-- Work required --
In the records below, pick out all lines containing the word "seaborn".

-- Listed entries --
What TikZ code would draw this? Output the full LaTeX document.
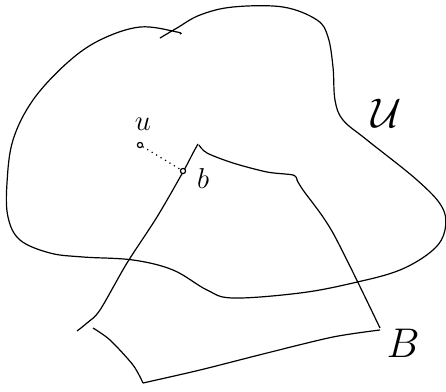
\documentclass[tikz,border=0pt]{standalone}
\usepackage{amsmath,amssymb}
\usepackage{tikz}
\usepackage{xcolor}

\begin{document}
\begin{tikzpicture}[x=0.5pt,y=-0.5pt,line width=0.6pt,font=\large,
  pt/.style={circle,draw,fill=white,inner sep=0pt,minimum size=2.6pt}]
\useasboundingbox (0,0) rectangle (446,392);
\draw plot[smooth,tension=0.6] coordinates {(160,38) (177,28) (200,15) (233,7) (283,7) (317,20) (328,37) (333,67) (335,100) (343,120) (367,140) (417,180) (442,207) (445,230) (433,250) (400,270) (353,283) (300,293) (233,298) (207,290) (173,270) (133,260) (83,257) (50,253) (20,240) (8,217) (7,183) (13,140) (33,100) (67,63) (100,40) (140,27) (177,32) (180,34)};
\draw plot[smooth,tension=0.5] coordinates {(77,331) (87,323) (100,310) (127,263) (157,217) (183,172) (193,153) (198,144)};
\draw plot[smooth,tension=0.5] coordinates {(199,145) (207,153) (233,163) (267,172) (293,175) (297,180)};
\draw plot[smooth,tension=0.5] coordinates {(297,180) (303,190) (333,233) (380,328)};
\draw plot[smooth,tension=0.5] coordinates {(380,330) (333,337) (267,353) (200,370) (143,383)};
\draw plot[smooth,tension=0.5] coordinates {(143,383) (133,365) (110,340) (93,328)};
\node[pt] (u) at (140,145) {};
\node[pt] (b) at (183,171) {};
\draw[dotted] (u) -- (b);
\node[font=\Large] at (143,124) {$u$};
\node[font=\Large] at (203,178) {$b$};
\node[font=\huge] at (387,113) {$\mathcal{U}$};
\node[font=\huge] at (403,343) {$B$};
\end{tikzpicture}
\end{document}
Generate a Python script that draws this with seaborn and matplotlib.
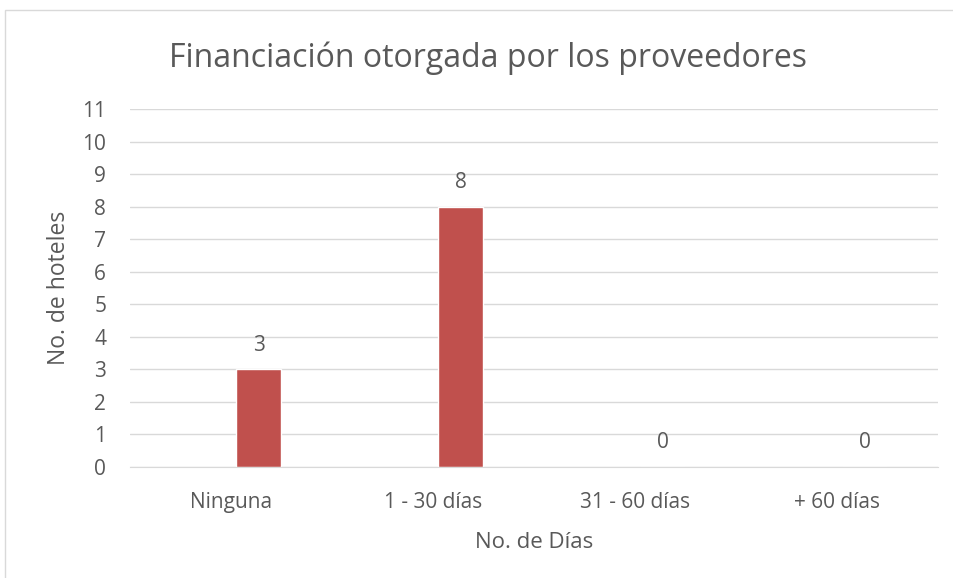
import pandas as pd
import seaborn as sns
import matplotlib.pyplot as plt
from matplotlib.patches import Rectangle

# ===============================
# DATA
# ===============================
categorias = ["Ninguna", "1 - 30 días", "31 - 60 días", "+ 60 días"]
hoteles = [3, 8, 0, 0]
y_ticks = list(range(0, 12))

df = pd.DataFrame({"dias": categorias, "hoteles": hoteles})

# ===============================
# PLOT
# ===============================
sns.set_style("white")
plt.rcParams["font.family"] = ["Open Sans", "DejaVu Sans"]
txt = "#595959"

fig = plt.figure(figsize=(9.54, 5.78), dpi=100)
ax = fig.add_axes([0.136, 0.192, 0.847, 0.619])

sns.barplot(data=df, x="dias", y="hoteles", color="#C0504D", width=0.22,
            saturation=1, ax=ax)

# the bars sit right of the category centre (as in the original chart)
shift = 0.138
for p in ax.patches:
    p.set_x(p.get_x() + shift)

ax.set_xlim(-0.5, len(categorias) - 0.5)
ax.set_ylim(0, 11)
ax.set_yticks(y_ticks)
ax.yaxis.grid(True, color="#D9D9D9", linewidth=1)
ax.set_axisbelow(True)
for s in ["top", "right", "left"]:
    ax.spines[s].set_visible(False)
ax.spines["bottom"].set_color("#D9D9D9")
ax.tick_params(axis="both", length=0, colors=txt, labelsize=15)
ax.tick_params(axis="x", pad=18)
ax.tick_params(axis="y", pad=17)

for i, v in enumerate(hoteles):
    ax.text(i + shift, v + 0.42, str(v), ha="center", va="bottom",
            fontsize=15, color=txt)

ax.set_xlabel("No. de Días", fontsize=16, color=txt, labelpad=14)
ax.set_ylabel("No. de hoteles", fontsize=16.5, color=txt, labelpad=8)
fig.text(0.512, 0.9, "Financiación otorgada por los proveedores",
         ha="center", va="center", fontsize=23, color=txt)

# outer chart border
fig.patches.append(Rectangle((5 / 954, -0.01), 1.0, 1 - 10 / 578 + 0.01,
                             transform=fig.transFigure, fill=False,
                             edgecolor="#D9D9D9", linewidth=1))

plt.savefig("out.png", dpi=100)
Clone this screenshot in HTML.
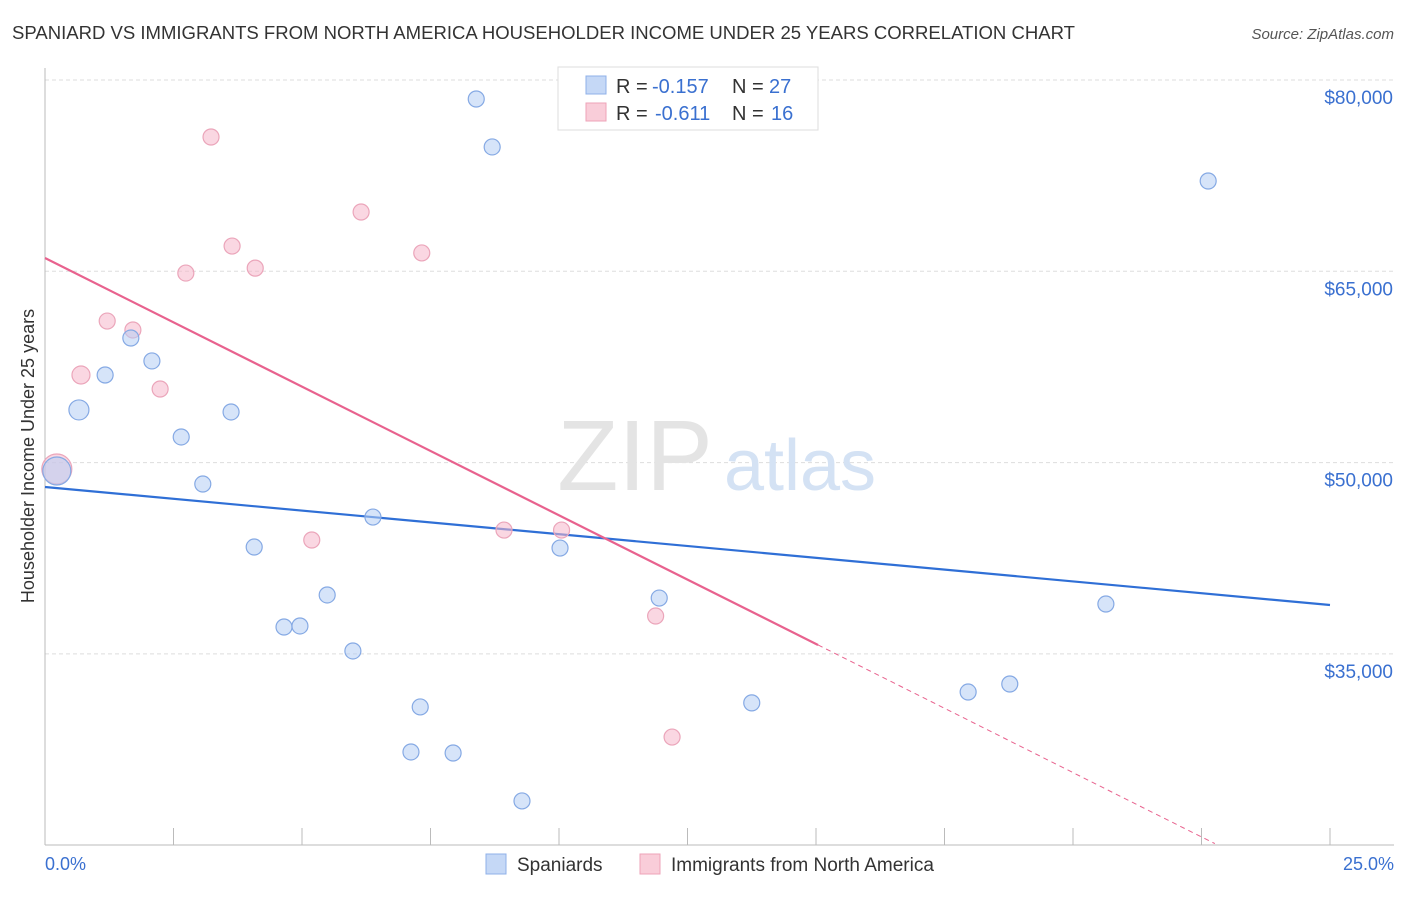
<!DOCTYPE html>
<html><head><meta charset="utf-8"><style>
body{margin:0;background:#fff;font-family:"Liberation Sans",sans-serif;}
svg text{font-family:"Liberation Sans",sans-serif;}
</style></head><body>
<svg id="c" width="1406" height="892" viewBox="0 0 1406 892">
<text x="12" y="39" font-size="18.55" fill="#333">SPANIARD VS IMMIGRANTS FROM NORTH AMERICA HOUSEHOLDER INCOME UNDER 25 YEARS CORRELATION CHART</text>
<text x="1394" y="39" font-size="15" fill="#555" font-style="italic" text-anchor="end">Source: ZipAtlas.com</text>
<g id="grid"></g>
<g>
<text x="635" y="490" font-size="100" fill="#e4e4e4" font-family="Liberation Serif" text-anchor="middle">ZIP</text>
<text x="800" y="490" font-size="72" fill="#d4e2f4" text-anchor="middle">atlas</text></g>
<text transform="translate(34,456) rotate(-90)" font-size="18" fill="#333" text-anchor="middle">Householder Income Under 25 years</text>
<g id="lines"></g>
<g id="pts"></g>
<g>
<rect x="558" y="67" width="260" height="63" fill="#fff" stroke="#ddd"/>
<rect x="586" y="76" width="20" height="18" fill="#c5d8f6" stroke="#8fb0e8"/>
<text x="616" y="93" font-size="20" fill="#333">R =</text>
<text x="652" y="93" font-size="20" fill="#3a70d0">-0.157</text>
<text x="732" y="93" font-size="20" fill="#333">N =</text>
<text x="769" y="93" font-size="20" fill="#3a70d0">27</text>
<rect x="586" y="103" width="20" height="18" fill="#f9cdd9" stroke="#eea3b8"/>
<text x="616" y="120" font-size="20" fill="#333">R =</text>
<text x="655" y="120" font-size="20" fill="#3a70d0">-0.611</text>
<text x="732" y="120" font-size="20" fill="#333">N =</text>
<text x="771" y="120" font-size="20" fill="#3a70d0">16</text>
</g>
<g>
<rect x="486" y="854" width="20" height="20" fill="#c5d8f6" stroke="#8fb0e8"/>
<text x="517" y="871" font-size="19" fill="#333">Spaniards</text>
<rect x="640" y="854" width="20" height="20" fill="#f9cdd9" stroke="#eea3b8"/>
<text x="671" y="871" font-size="19" fill="#333">Immigrants from North America</text>
</g>
<text x="45" y="870" font-size="18" fill="#3a70d0">0.0%</text>
<text x="1394" y="870" font-size="18" fill="#3a70d0" text-anchor="end">25.0%</text>
</svg>
<script>
const yTicks=[80000,65000,50000,35000];
const yTickLabels=["$80,000","$65,000","$50,000","$35,000"];
const blueX=[8.39,8.70,22.63,1.67,2.08,1.17,0.66,3.62,2.65,3.07,0.23,6.38,4.07,10.02,5.49,11.95,20.64,4.65,4.96,5.99,17.96,18.77,7.30,13.75,7.12,7.94,9.28];
const blueY=[78510,74750,72080,59770,57970,56870,54130,53970,52010,48320,49340,45730,43380,43300,39620,39380,38910,37110,37190,35230,32010,32640,30840,31160,27310,27230,23470];
const blueR=[8,8,8,8,8,8,10,8,8,8,14,8,8,8,8,8,8,8,8,8,8,8,8,8,8,8,8];
const pinkX=[3.23,6.15,3.64,2.74,4.09,7.33,1.21,1.71,0.70,2.24,0.23,5.19,8.93,10.05,11.88,12.20];
const pinkY=[75530,69650,66980,64860,65250,66440,61100,60400,56870,55770,49500,43930,44710,44710,37970,28480];
const pinkR=[8,8,8,8,8,8,8,8,9,8,15,8,8,8,8,8];
const blueTrend=[48086,38834];
const pinkTrend=[66043,35700];
const pinkSolidEnd=15.04, pinkDashEnd=22.76;
const X=p=>45+p/25*1285;
const Y=v=>80+(80000-v)/15000*191.3;
const NS="http://www.w3.org/2000/svg";
function mk(t,a,parent){const e=document.createElementNS(NS,t);for(const k in a)e.setAttribute(k,a[k]);document.getElementById(parent).appendChild(e);return e;}
yTicks.forEach((v,i)=>{
 const l=mk('line',{x1:45,x2:1394,y1:Y(v),y2:Y(v),stroke:'#ddd','stroke-dasharray':'4,3'},'grid');
 
 
 const t=mk('text',{x:1393,y:Y(v)+24,'font-size':19,fill:'#3a70d0','text-anchor':'end'},'grid');
 t.textContent=yTickLabels[i];
 
 
});
const ax=mk('line',{x1:45,x2:45,y1:68,y2:845,stroke:'#bbb'},'grid');


const bx=mk('line',{x1:45,x2:1394,y1:845,y2:845,stroke:'#bbb'},'grid');


for(let i=0;i<=10;i++){
 const t=mk('line',{x1:X(i*2.5),x2:X(i*2.5),y1:828,y2:845,stroke:'#bbb'},'grid');
 
 
}
const slope=(pinkTrend[1]-pinkTrend[0])/pinkSolidEnd;
let l1=mk('line',{x1:X(0),y1:Y(blueTrend[0]),x2:X(25),y2:Y(blueTrend[1]),stroke:'#2f6fd6','stroke-width':2.2},'lines');


let l2=mk('line',{x1:X(0),y1:Y(pinkTrend[0]),x2:X(pinkSolidEnd),y2:Y(pinkTrend[1]),stroke:'#e8628e','stroke-width':2.2},'lines');


let l3=mk('line',{x1:X(pinkSolidEnd),y1:Y(pinkTrend[1]),x2:X(pinkDashEnd),y2:Y(pinkTrend[0]+slope*pinkDashEnd),stroke:'#e8628e','stroke-width':1,'stroke-dasharray':'5,4'},'lines');


pinkX.forEach((x,i)=>{
 const c=mk('circle',{cx:X(x),cy:Y(pinkY[i]),r:pinkR[i],fill:'rgba(246,182,202,0.55)',stroke:'#eba5ba','stroke-width':1.2},'pts');
 
 
});
blueX.forEach((x,i)=>{
 const c=mk('circle',{cx:X(x),cy:Y(blueY[i]),r:blueR[i],fill:'rgba(180,206,244,0.55)',stroke:'#85a9e4','stroke-width':1.2},'pts');
 
 
});
</script>
</body></html>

-- Written answer --
Generate a Python script that draws this with seaborn and matplotlib.
import seaborn as sns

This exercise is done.